そうならないためには、増悪を起こしたらできるだけ早く医療機関を受診することが大切で、症状が起こってから48時間以内に治療を受けることが望ましいとされている。日本医科大学呼吸ケアクリニック所長の木田厚瑞医師はこう話す。
「以前は“急性増悪”と呼ばれていたように、“増悪”というと急激に症状が悪化するものだと考えられてきました。しかし最近は症状が悪化したまま、時には数週間以上続くタイプの“増悪”が多いことがわかっています。

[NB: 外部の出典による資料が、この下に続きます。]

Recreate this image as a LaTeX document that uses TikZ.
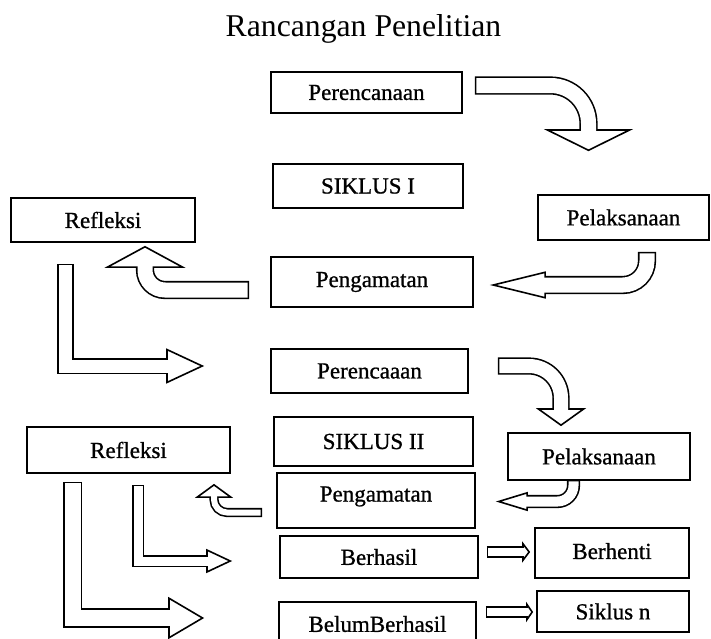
\documentclass[tikz,border=0pt]{standalone}
\usepackage{fontspec}
\setmainfont{Liberation Serif}
\newfontfamily\boxfont{Liberation Serif}[FakeBold=0.9]
\usepackage{tikz}
\usetikzlibrary{arrows.meta, calc}
\tikzstyle{stage} = [rectangle, draw, line width=1.7pt, align=center, inner sep=0pt, font=\boxfont\fontsize{23}{26}\selectfont]
\tikzset{blockarrow/.style n args={3}{draw=black, line width=#1+3.2pt, line join=miter,
    -{Triangle[length=#3, width=#2, line width=1.6pt 0, fill=white]},
    postaction={draw=white, line width=#1, -, shorten <=1.6pt, shorten >=#3-2pt}}}

\begin{document}
\begin{tikzpicture}[x=1pt, y=-1pt]
\clip (0,0) rectangle (711,638);

\node[font=\fontsize{31.7}{36}\selectfont, inner sep=0pt] (title) at (363.5,28.6) {Rancangan Penelitian};

\node[stage, minimum width=191pt, minimum height=41pt] (plan1) at (366.5,92.5) {Perencanaan};
\node[stage, minimum width=190pt, minimum height=44pt] (cycle1) at (368,186) {SIKLUS I};
\node[stage, minimum width=184pt, minimum height=44pt] (reflect1) at (103,220) {Refleksi};
\node[stage, minimum width=171pt, minimum height=45pt] (act1) at (623.5,217.5) {Pelaksanaan};
\node[stage, minimum width=202pt, minimum height=50pt] (observe1) at (372,282) {Pengamatan};

\node[stage, minimum width=197pt, minimum height=44pt] (plan2) at (369.5,371) {Perencaaan};
\node[stage, minimum width=199pt, minimum height=49pt] (cycle2) at (373.5,441.5) {SIKLUS II};
\node[stage, minimum width=203pt, minimum height=46pt] (reflect2) at (128.5,450) {Refleksi};
\node[stage, minimum width=182pt, minimum height=47pt] (act2) at (599,456.5) {Pelaksanaan};
\node[stage, minimum width=198pt, minimum height=55pt, text depth=13pt] (observe2) at (376,500.5) {Pengamatan};

\node[stage, minimum width=198pt, minimum height=42pt] (success) at (379,557) {Berhasil};
\node[stage, minimum width=197pt, minimum height=44pt] (fail) at (377.5,624) {BelumBerhasil};
\node[stage, minimum width=154pt, minimum height=50pt, text depth=4pt] (stop) at (612,553) {Berhenti};
\node[stage, minimum width=152pt, minimum height=41pt] (nextcycle) at (613,611.5) {Siklus n};

% siklus I
\draw[blockarrow={15pt}{89pt}{22pt}, rounded corners=38pt] ($(plan1.east)+(12,-7)$) -| ($(act1.north)+(-35,-43)$);
\draw[blockarrow={15pt}{27pt}{56pt}, rounded corners=24pt] ($(act1.south)+(23.5,11)$) |- ($(observe1.east)+(16,3)$);
\draw[blockarrow={15pt}{81pt}{22pt}, rounded corners=20pt] ($(observe1.west)+(-21,8)$) -| ($(reflect1.south)+(42,3)$);
\draw[blockarrow={13pt}{35pt}{38pt}] ($(reflect1.south)+(-37.5,21)$) |- ($(plan2.west)+(-66,-5)$);

% siklus II
\draw[blockarrow={14pt}{50pt}{18pt}, rounded corners=32pt] ($(plan2.east)+(29,-5)$) -| ($(act2.north)+(-38,-6)$);
\draw[blockarrow={10pt}{19pt}{32pt}, rounded corners=16pt] ($(act2.south)+(-25.5,-1)$) |- ($(observe2.east)+(20,1)$);
\draw[blockarrow={6pt}{38pt}{14pt}, rounded corners=13pt] ($(observe2.west)+(-14,12)$) -| ($(reflect2.south)+(85.5,10)$);
\draw[blockarrow={9pt}{24pt}{26pt}] ($(reflect2.south)+(9.5,11)$) |- ($(success.west)+(-47,4)$);
\draw[blockarrow={16pt}{42pt}{36pt}] ($(reflect2.south)+(-56,8)$) |- ($(fail.west)+(-74,-6)$);

% hasil
\draw[blockarrow={8pt}{21pt}{8pt}] ($(success.east)+(8,-5)$) -- ($(stop.west)+(-4,-1)$);
\draw[blockarrow={8pt}{20pt}{7pt}] ($(fail.east)+(9,-12)$) -- ($(nextcycle.west)+(-3,0.5)$);

\end{tikzpicture}
\end{document}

このような場合、“治りにくい風邪”と判断して治療が遅れ、COPDそのものを悪化させてしまうことがよくあるのです」
入院の必要がないような増悪の場合でも、安定期の薬物治療とは異なる。まず気管支拡張薬の吸入を増量・追加し、ステロイド薬を使用する。感染症が疑われる場合は「抗菌薬」も追加する。増悪と適切に診断されないままこれまでと同様の薬を使用しても症状が改善しないだけでなく、肺機能が低下し、日常生活が不自由になることもある。
増悪時の主な症状は「息切れがいつもより強い」「痰の量が増えて切れにくい」「痰が黄色くなる」「熱やのどの痛みがある」「食欲が落ちる」などだ。これらの症状があれば自己判断せずに受診したい。
「COPDの患者さんの場合、風邪のような症状でも、それが増悪の可能性があります。当院ではこのことを知ってもらうための患者さんへの指導を徹底しています。これによりCOPDの増悪で緊急入院が必要となる場合はほとんどなくなりました」(木田医師)
COPDの治療では、増悪の予防、早期治療はきわめて重要である。増悪の原因の多くは風邪などの感染症のため、手軽に受診できるかかりつけ医による早期治療、インフルエンザワクチンを接種するなど感染症を予防することが大切だ。